Vernacular genders are the cultural patterns that, in
pre-industrial societies, regulate the language, attitudes, and
behavior of each sex. Tools are intrinsic to gender relationships
("to the degree that one can actively master one's tools, their
shape determines his/her self image"); and the very division
between domains "creates the tension that holds [each] society
together." With industrialization, these gender patterns disappear
and the sexes are reduced to more neutered categories. But no
compensating reduction in sexism occurs. Instead, the widening wage
gap, continued discrimination, and institutional sexism lead
Illich, like others, to see the industrial order as intrinsically
sexist.
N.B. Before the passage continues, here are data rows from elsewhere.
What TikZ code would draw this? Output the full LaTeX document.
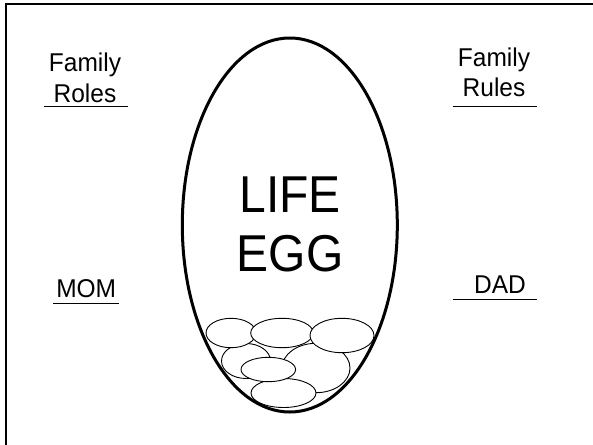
\documentclass[tikz,border=0pt]{standalone}
\usepackage{fontspec}
\setmainfont{Liberation Sans}
\usetikzlibrary{positioning}

\begin{document}
\begin{tikzpicture}[x=1pt, y=-1pt,
 label/.style={align=center, inner sep=0pt, font=\fontsize{24.5}{29}\selectfont,
 transform shape, yscale=1.05},
 big/.style={align=center, inner sep=0pt, font=\fontsize{48}{54}\selectfont,
 transform shape, yscale=1.08},
 rule/.style={line width=1pt},
 pebble/.style={draw, fill=white, line width=.9pt}]
\path[use as bounding box, clip] (0,0) rectangle (593,444);
\draw[line width=2pt] (5.7,4.3) rectangle (610,460);
% side labels (base = last line)
\node[label, anchor=base] (roles) at (85,102) {Family\\Roles};
\node[label, anchor=base] (rules) at (494,96.5) {Family\\Rules};
\node[label, anchor=base] (mom) at (86.2,297.3) {MOM};
\node[label, anchor=base] (dad) at (500,293.3) {DAD};
\draw[rule] (44,106.7) -- (128.3,106.7);
\draw[rule] (452.7,106.7) -- (537.3,106.7);
\draw[rule] (53.3,303.3) -- (119,303.3);
\draw[rule] (452.7,299) -- (537.3,299);
% the egg and what sits at its bottom
\node[big, anchor=base] (life) at (290,271) {LIFE\\EGG};
\draw[pebble] (246,361) ellipse [x radius=24.5, y radius=17.5];
\draw[pebble] (316,368) ellipse [x radius=34, y radius=24.7];
\draw[pebble] (283.5,393) ellipse [x radius=32.5, y radius=14.5];
\draw[pebble] (268.3,369.5) ellipse [x radius=27.3, y radius=12.2];
\draw[pebble] (231,333) ellipse [x radius=25, y radius=14.7];
\draw[pebble] (282,333) ellipse [x radius=31.3, y radius=14.7];
\draw[pebble] (342,335.5) ellipse [x radius=32, y radius=17.2];
\draw[line width=3pt] (289.8,225) ellipse [x radius=107.5, y radius=187];
\end{tikzpicture}
\end{document}
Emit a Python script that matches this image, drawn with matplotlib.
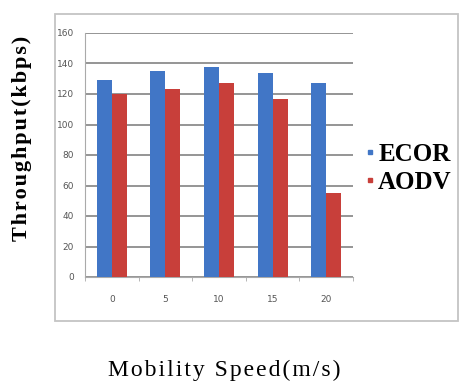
import matplotlib
matplotlib.use('Agg')
import matplotlib.pyplot as plt
from matplotlib.patches import Rectangle
from matplotlib.lines import Line2D
import numpy as np

# Data
speeds = ['0', '5', '10', '15', '20']
ecor = [129, 135, 138, 134, 127]
aodv = [120, 123, 127, 117, 55]

x = np.arange(len(speeds))
width = 0.28
blue = '#4176c6'
red = '#c83f3a'
serif = ['Liberation Serif', 'DejaVu Serif']


def spaced(s):
    # the scanned labels have loose letter spacing
    return '\u200a'.join(s)


fig = plt.figure(figsize=(4.65, 3.91), dpi=100)
fig.patch.set_facecolor('white')

# outer chart frame
fig.patches.append(Rectangle((55/465, 1 - 321/391), 403/465, (321 - 14)/391,
                             transform=fig.transFigure, fill=False,
                             edgecolor='#c4c4c4', lw=1.3))

ax = fig.add_axes([85/465, 1 - 277/391, 268/465, (277 - 33)/391])
ax.bar(x - width/2, ecor, width, color=blue, zorder=3)
ax.bar(x + width/2, aodv, width, color=red, zorder=3)

ax.set_xlim(-0.5, 4.5)
ax.set_ylim(0, 160)
ax.set_yticks(np.arange(0, 161, 20))
ax.set_xticks(x)
ax.set_xticklabels(speeds)
ax.tick_params(axis='y', labelsize=6.5, length=0, pad=8, colors='#555555')
ax.tick_params(axis='x', labelsize=6.5, length=0, pad=13, colors='#555555')
ax.set_xticks(np.arange(-0.5, 4.6, 1), minor=True)
ax.tick_params(axis='x', which='minor', length=3, color='#aaaaaa')
ax.grid(axis='y', color='#8c8c8c', lw=1.3, zorder=0)
for s in ['top', 'right']:
    ax.spines[s].set_visible(False)
ax.spines['left'].set_color('#aaaaaa')
ax.spines['bottom'].set_color('#aaaaaa')

fig.text(22/465, 1 - 138/391, spaced('Throughput(kbps)'), rotation=90,
         ha='center', va='center', family=serif, fontweight='bold', fontsize=16)
fig.text(224/465, 1 - 370/391, spaced('Mobility Speed(m/s)'), ha='center', va='center',
         family=serif, fontsize=17)

handles = [Line2D([], [], marker='s', ls='', color=blue, markersize=3.5),
           Line2D([], [], marker='s', ls='', color=red, markersize=3.5)]
fig.legend(handles, ['ECOR', 'AODV'], loc='center left',
           bbox_to_anchor=(362/465, 1 - 168/391), frameon=False,
           prop={'family': serif, 'weight': 'bold', 'size': 18},
           handletextpad=0.05, handlelength=0.6, labelspacing=0.2,
           borderpad=0, borderaxespad=0)

fig.savefig('out.png', dpi=100, facecolor='white')
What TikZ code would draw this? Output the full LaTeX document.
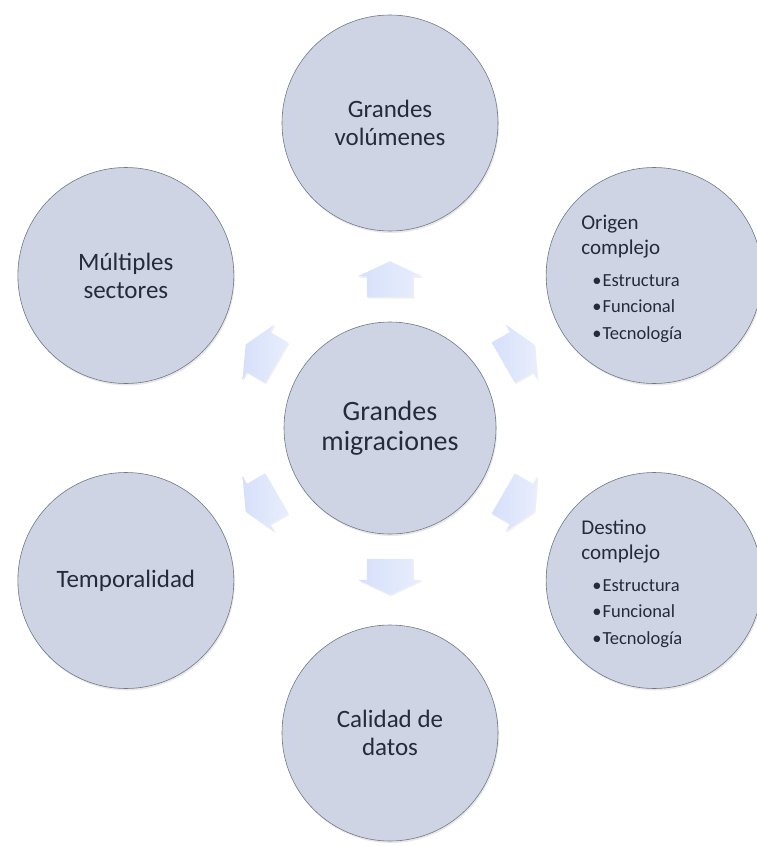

The answer, however, is not wages for housework - for
housework is "shadow work," as "unlike productive employment. . .
as it is unlike homesteading and traditional household activities."
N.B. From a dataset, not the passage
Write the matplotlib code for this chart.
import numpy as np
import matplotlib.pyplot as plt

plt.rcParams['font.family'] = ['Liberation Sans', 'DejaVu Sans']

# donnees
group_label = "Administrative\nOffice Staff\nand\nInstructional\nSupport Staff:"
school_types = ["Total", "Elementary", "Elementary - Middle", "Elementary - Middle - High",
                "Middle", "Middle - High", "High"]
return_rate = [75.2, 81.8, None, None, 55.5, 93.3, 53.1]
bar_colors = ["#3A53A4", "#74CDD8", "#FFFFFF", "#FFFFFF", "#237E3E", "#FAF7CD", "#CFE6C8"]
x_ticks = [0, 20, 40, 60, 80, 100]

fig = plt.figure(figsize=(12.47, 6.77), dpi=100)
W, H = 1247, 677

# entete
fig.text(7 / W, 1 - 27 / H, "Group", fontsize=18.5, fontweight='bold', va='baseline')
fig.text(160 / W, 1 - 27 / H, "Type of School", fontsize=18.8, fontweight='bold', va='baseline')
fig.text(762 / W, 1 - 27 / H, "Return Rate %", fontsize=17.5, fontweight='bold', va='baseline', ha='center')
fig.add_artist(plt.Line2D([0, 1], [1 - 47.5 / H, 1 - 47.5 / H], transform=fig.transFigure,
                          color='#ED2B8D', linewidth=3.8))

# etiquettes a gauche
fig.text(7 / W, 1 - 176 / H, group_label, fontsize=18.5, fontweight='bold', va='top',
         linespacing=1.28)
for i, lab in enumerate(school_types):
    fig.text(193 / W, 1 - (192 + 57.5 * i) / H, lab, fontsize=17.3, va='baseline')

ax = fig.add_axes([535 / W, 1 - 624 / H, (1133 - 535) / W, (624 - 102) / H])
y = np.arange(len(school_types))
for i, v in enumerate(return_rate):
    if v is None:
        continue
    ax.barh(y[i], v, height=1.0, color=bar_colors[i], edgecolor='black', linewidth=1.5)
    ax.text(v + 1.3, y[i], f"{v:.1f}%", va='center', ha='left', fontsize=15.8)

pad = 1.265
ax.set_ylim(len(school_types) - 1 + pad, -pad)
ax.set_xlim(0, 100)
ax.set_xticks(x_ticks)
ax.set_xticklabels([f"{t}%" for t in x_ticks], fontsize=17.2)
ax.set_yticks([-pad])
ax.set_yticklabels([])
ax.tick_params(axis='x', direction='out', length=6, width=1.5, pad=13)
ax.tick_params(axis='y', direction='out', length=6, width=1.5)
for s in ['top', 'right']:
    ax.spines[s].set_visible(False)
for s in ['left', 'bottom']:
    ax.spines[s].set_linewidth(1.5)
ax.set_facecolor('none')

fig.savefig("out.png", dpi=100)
And the entrance of men into this realm merely opens "a new field
for competition between the sexes." In contrast to those who
associate gains in women's rights with increased prosperity, Illich
sees in scarcity the possibility of a new rapprochement. "A
contemporary art of life can then arise, so long as our austere and
clear-sighted acceptance of the double ghetto of economic neuters
then moves us to renounce the comforts of economic sex." Some of
these ideas have appeared elsewhere in the Illich canon (Tools of
Conviviality, The Celebration of Awareness, Shadow Work); but their
extension to encompass gender is surprisingly effective. An
energetic attack on entrenched positions, and sure to provoke.